Kevin Moore August 11, 2012 at 04:49 PM
o We committed to spend over $800 million to install and run the SMART train system. One of SMART's claims is the number of commuters to SF is small compared to the number of Sonoma / Marin commuters. Many RepealSMART advocates said the alternative was to build out the bus system. The choice was to build SMART instead. The money supply is not endless and at some point you start hurting the same people you want to help. Higher taxes? If you make over six figures, it won't hurt that much. The middle income person with a family that pays more to commute, more for property taxes, more for sales taxes; it all adds up. It can't be "and this. and this. and this." o I disagree with the Robin Hood attitude of taking from the car drivers to give to those who choose other modes of transportation. One reason I commuted on my motorcycle was the flexibility to leave early or more often work very late. Some people don't commute to downtown SF or need to carry equipment in their cars. I don't think it's fair to penalize them as "evil or selfish car drivers".
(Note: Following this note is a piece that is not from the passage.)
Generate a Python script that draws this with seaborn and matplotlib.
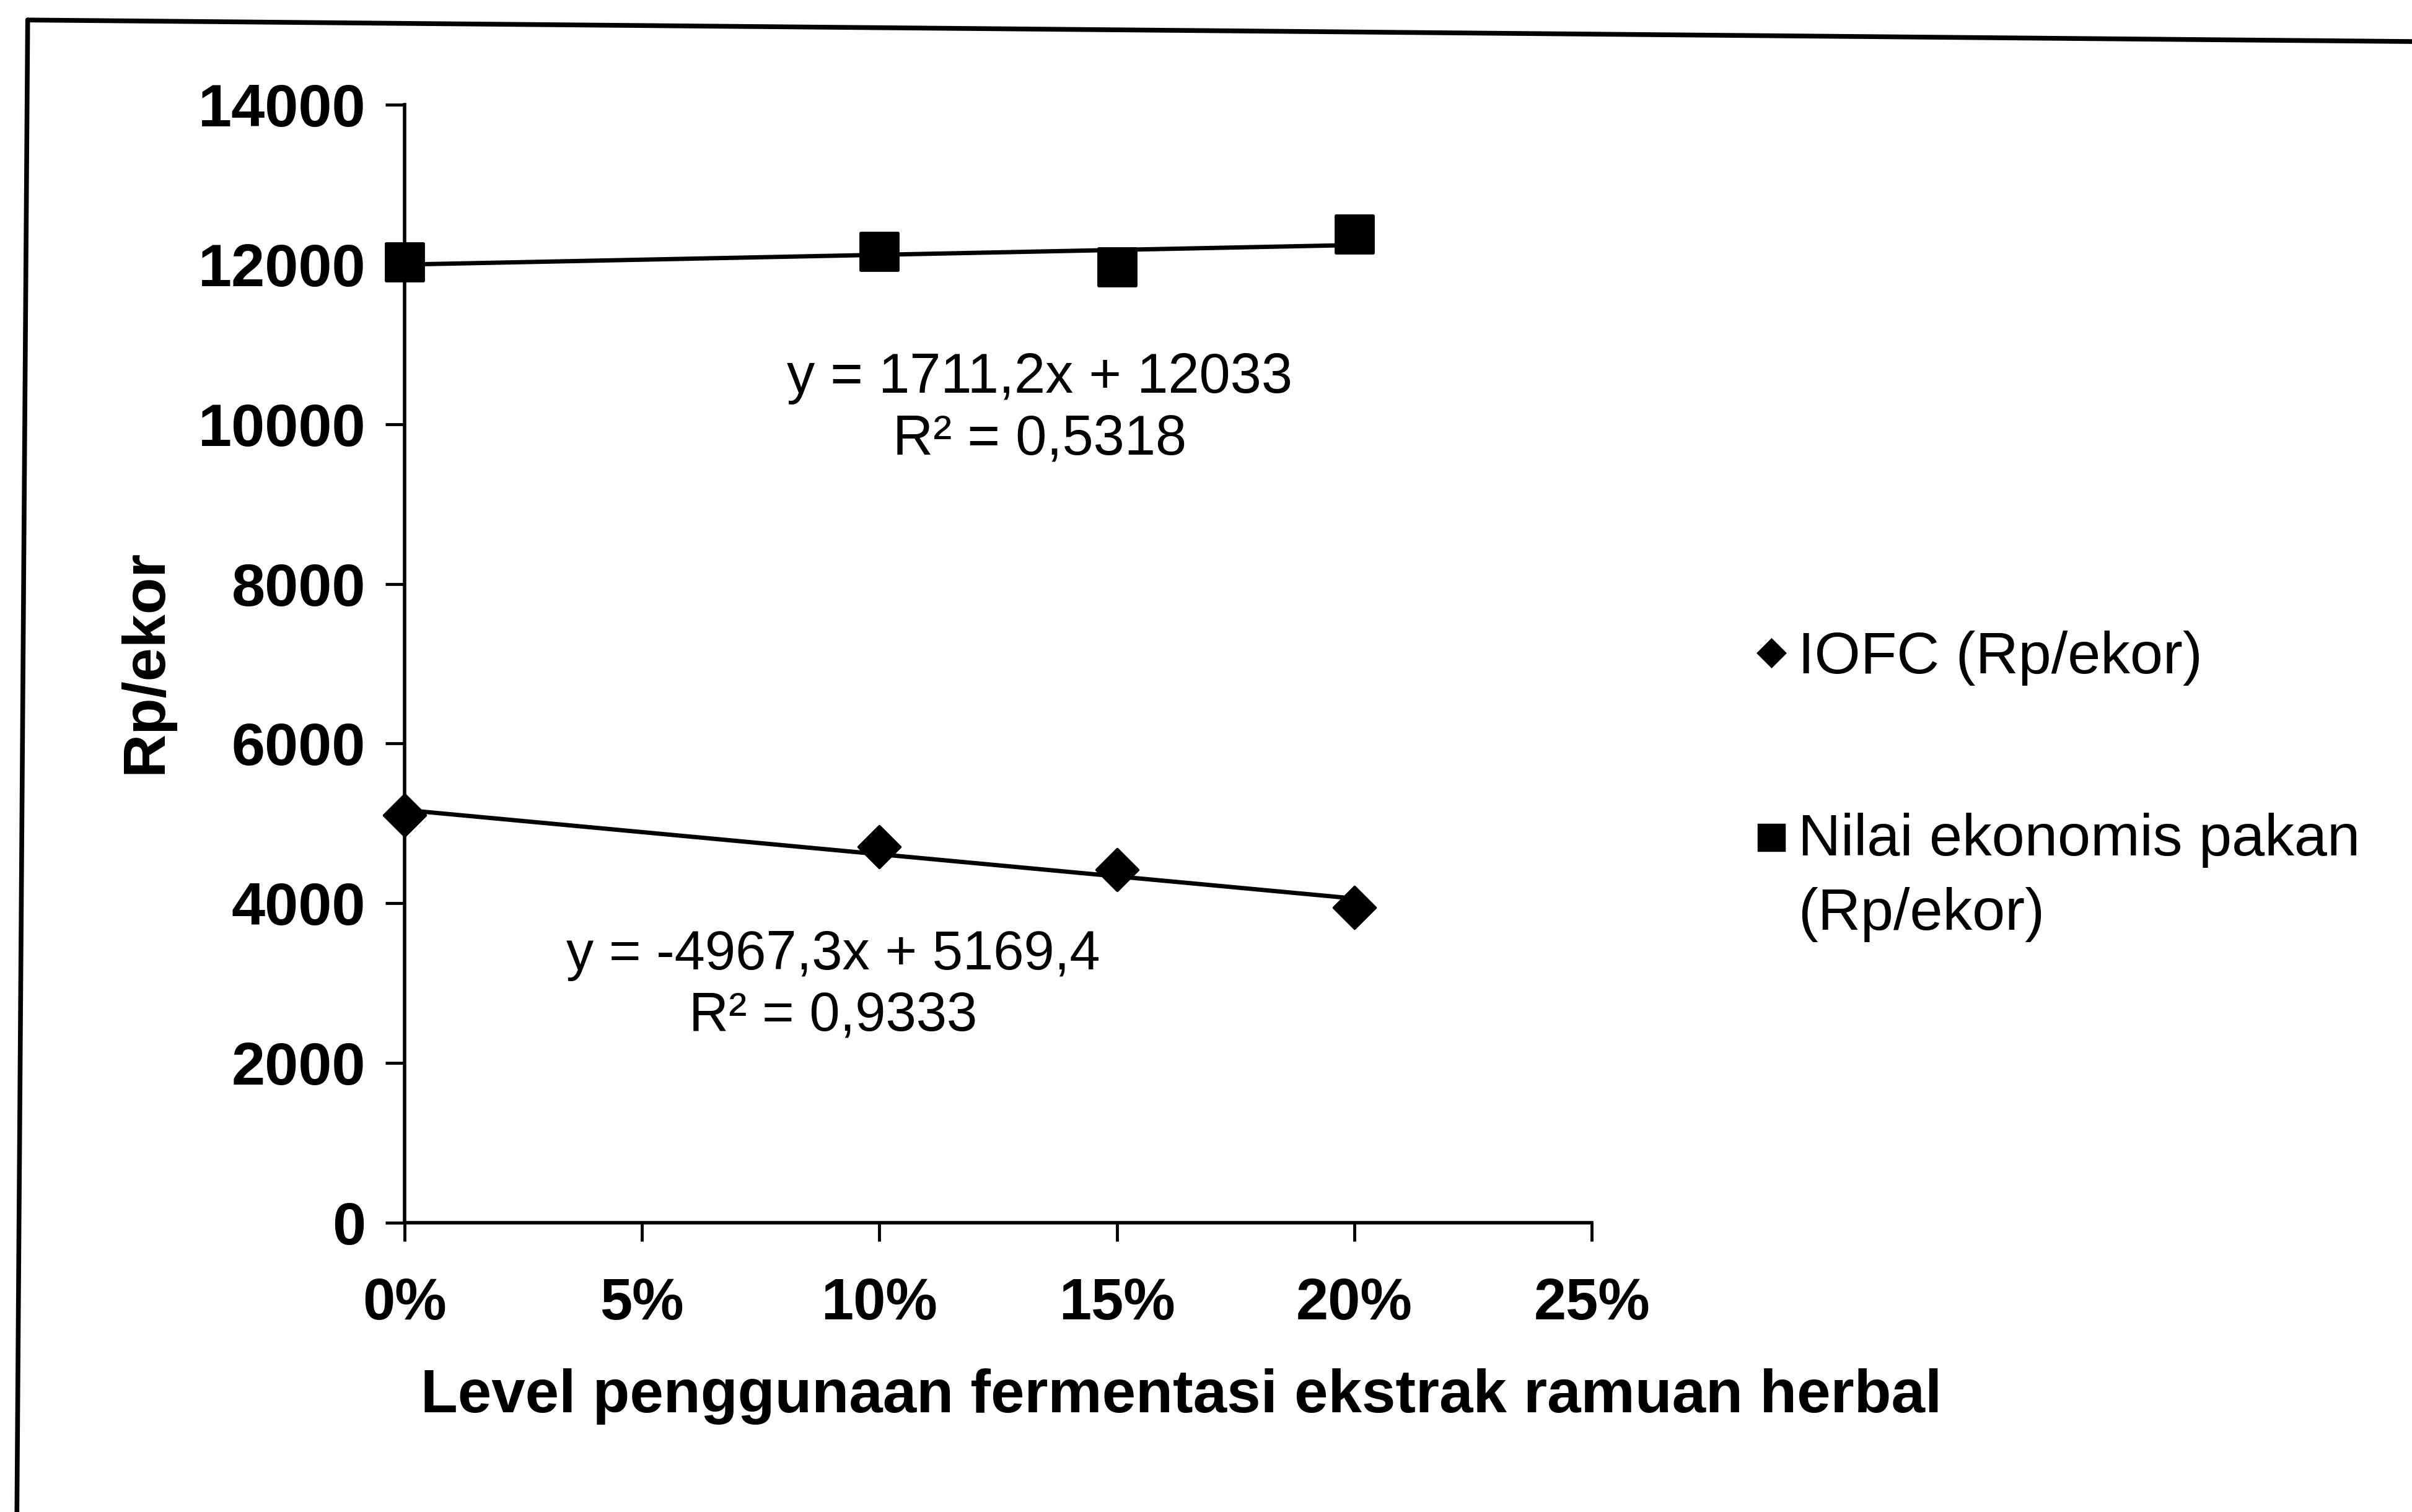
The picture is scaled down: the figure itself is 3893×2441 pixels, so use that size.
import pandas as pd
import matplotlib.pyplot as plt
import seaborn as sns
from matplotlib.lines import Line2D
from matplotlib.ticker import FuncFormatter

# -------------------------------
# Data
level = [0.0, 0.10, 0.15, 0.20]
iofc = [5100, 4710, 4420, 3950]
nilai_pakan = [12030, 12160, 11970, 12380]

iofc_label = "IOFC (Rp/ekor)"
nilai_label = "Nilai ekonomis pakan\n(Rp/ekor)"
iofc_eq = "y = -4967,3x + 5169,4\nR\u00b2 = 0,9333"
nilai_eq = "y = 1711,2x + 12033\nR\u00b2 = 0,5318"
x_ticks = [0, 0.05, 0.10, 0.15, 0.20, 0.25]
y_ticks = [0, 2000, 4000, 6000, 8000, 10000, 12000, 14000]

df = pd.DataFrame({"level": level, "iofc": iofc, "nilai": nilai_pakan})

# -------------------------------
sns.set_theme(style="white")
plt.rcParams['font.family'] = ['Liberation Sans', 'DejaVu Sans']

fig = plt.figure(figsize=(15.572, 9.764), dpi=250)
ax = fig.add_axes([0.1677, 0.1913, 0.4923, 0.7395])

# trend lines (linear fit)
sns.regplot(data=df, x="level", y="nilai", ci=None, scatter=False, ax=ax,
            line_kws={"color": "black", "lw": 2.0})
sns.regplot(data=df, x="level", y="iofc", ci=None, scatter=False, ax=ax,
            line_kws={"color": "black", "lw": 2.0})

# markers
sns.scatterplot(data=df, x="level", y="nilai", marker="s", s=300, color="black",
                edgecolor="black", ax=ax, clip_on=False, zorder=5)
sns.scatterplot(data=df, x="level", y="iofc", marker="D", s=190, color="black",
                edgecolor="black", ax=ax, clip_on=False, zorder=5)

ax.set_xlim(0, 0.25)
ax.set_ylim(0, 14000)
ax.set_xticks(x_ticks)
ax.set_yticks(y_ticks)
ax.xaxis.set_major_formatter(FuncFormatter(lambda v, p: f"{v*100:.0f}%"))
ax.yaxis.set_major_formatter(FuncFormatter(lambda v, p: f"{v:.0f}"))
ax.set_xlabel("")
ax.set_ylabel("")

sns.despine(ax=ax)
for s in ["left", "bottom"]:
    ax.spines[s].set_color("black")
    ax.spines[s].set_linewidth(1.6)
ax.tick_params(axis="y", left=True, direction="out", length=9, width=1.4, pad=9,
               labelsize=28, colors="black")
ax.tick_params(axis="x", bottom=True, direction="out", length=8.5, width=1.4, pad=16.5,
               labelsize=27, colors="black")
for lab in ax.get_xticklabels() + ax.get_yticklabels():
    lab.set_fontweight("bold")

# equation annotations
ax.text(0.1337, 10187, nilai_eq, ha="center", va="center", fontsize=26,
        linespacing=1.22, color="black")
ax.text(0.0903, 2966, iofc_eq, ha="center", va="center", fontsize=25.5,
        linespacing=1.22, color="black")

# axis titles
fig.text(0.0606, 0.5626, "Rp/ekor", rotation=90, ha="center", va="center",
         fontsize=28, fontweight="bold", color="black")
fig.text(0.4898, 0.0763, "Level penggunaan fermentasi ekstrak ramuan herbal",
         ha="center", va="center", fontsize=28.2, fontweight="bold", color="black")

# legend
handles = [
    Line2D([], [], marker="D", color="black", ls="none", markersize=9),
    Line2D([], [], marker="s", color="black", ls="none", markersize=12),
]
leg = fig.legend(handles, [iofc_label, nilai_label], loc="upper left",
                 bbox_to_anchor=(1140 / 1568, 1 - 410 / 983), frameon=False,
                 fontsize=27.5, handlelength=0.6, handletextpad=0.15,
                 labelspacing=2.15, borderpad=0, borderaxespad=0,
                 labelcolor="black")
for t in leg.get_texts():
    t.set_linespacing(1.45)
# square marker sits beside the first line of its two-line label
sq = leg.legend_handles[1]
sq.set_ydata([y + 19 for y in sq.get_ydata()])

# scanned page frame
fig.add_artist(Line2D([18 / 1568, 1.0], [1 - 13 / 983, 1 - 27 / 983],
                      transform=fig.transFigure, color="black", lw=2.2))
fig.add_artist(Line2D([18 / 1568, 11 / 1568], [1 - 13 / 983, 0.0],
                      transform=fig.transFigure, color="black", lw=2.2))

plt.savefig("out.png", dpi=250, facecolor="white")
Kevin Moore August 11, 2012 at 04:51 PM
o One complaint was seeing empty buses. Maybe we need to rethink buses and purchase smaller buses that run on a more frequent basis. We have a lot of elderly people that will not be able to drive. But they will need service that is not far from their homes. It takes money to run a program that will run at a loss and we just dedicated money to SMART. o Some like riding the bus to downtown SF. I'd rather take the ferry. No stops, right to downtown. A co-worker from Rhonert Park prefers the bus due to not having to transfer. o Marin has always been a suburban area. Want to live in a carless city, San Francisco is excellent for that lifestyle. Is living in Marin expensive? Yes, it always has been expensive. I pay more to live in a nicer area. o Marin lost 9% of all jobs between 2000 and 2009. Marin's population growth is nearly zero. I think "building for the next wave of Marin residents" is just a way to continue building in Marin. Jobs are not coming to Marin in large numbers. The SFD lots are gone. YOu think there will be more government jobs in Marin? Not with the pension mess we are in.
Kevin Moore August 11, 2012 at 06:37 PM
Hi Ricardo, You don't have to give Facebook your real name. You can make one up, then attach it to any email account. It isn't that I can't setup another account, I chose not to do it. We will see if I ever pay a price for that. In Debating class we were taught to never attack the person. Never attack the statement. Attack the supporting proof. So often, there is no proof, or support, which makes the statement an opinion.
Kevin Moore August 11, 2012 at 06:41 PM
And I am still researching electric bikes. I've done a lot of research on hub drives and batteries. Check out the "Commuter Booster". It is a very light weight design for boosting how far you can commute on a bicycle.
Rico August 11, 2012 at 07:21 PM
Hi Kevin, You are right about using smaller buses in Marin, especially since most intra-county bus lines are usually more of a percentage of empty or nearly empty buses. It is the commute routes that are well utilized and the buses are filled up. That is a more efficient use of tax dollars, fuel and resources. If you notice the public works trucks and fire trucks used in Marin municipalities are also smaller. They make many full service trucks that are smaller, use less fuel, cost less to operate and are more adaptive to the many hillside areas that have roads that some people call goat trails. Many of them are one lane in spots. Plus, smaller vehicles are safer for everyone. I remember the old Greyhound commute bus that used to leave Bolinas at 6:30 am and go through Stinson Beach, then over Panoramic straight to S.F. Then, the bus driver "Sam" would spend the day (with pay) in S.F. drinking and gambling and then make the return run in the evening back to Bo-Stin. Sam never missed a day of work in 40 years or had an accident. They had a special small Greyhound bus for the Bolinas run to S.F. No, I never used it, but my parents did, and it was always nearly full. It is mainly commuters that need the big buses to S.F., but is the many seniors that use the intra-county lines that smaller buses would make more sense. And I agree with you about the population decline and jobs decline in most of Marin. Building more apartments for new commuters is not sustainable.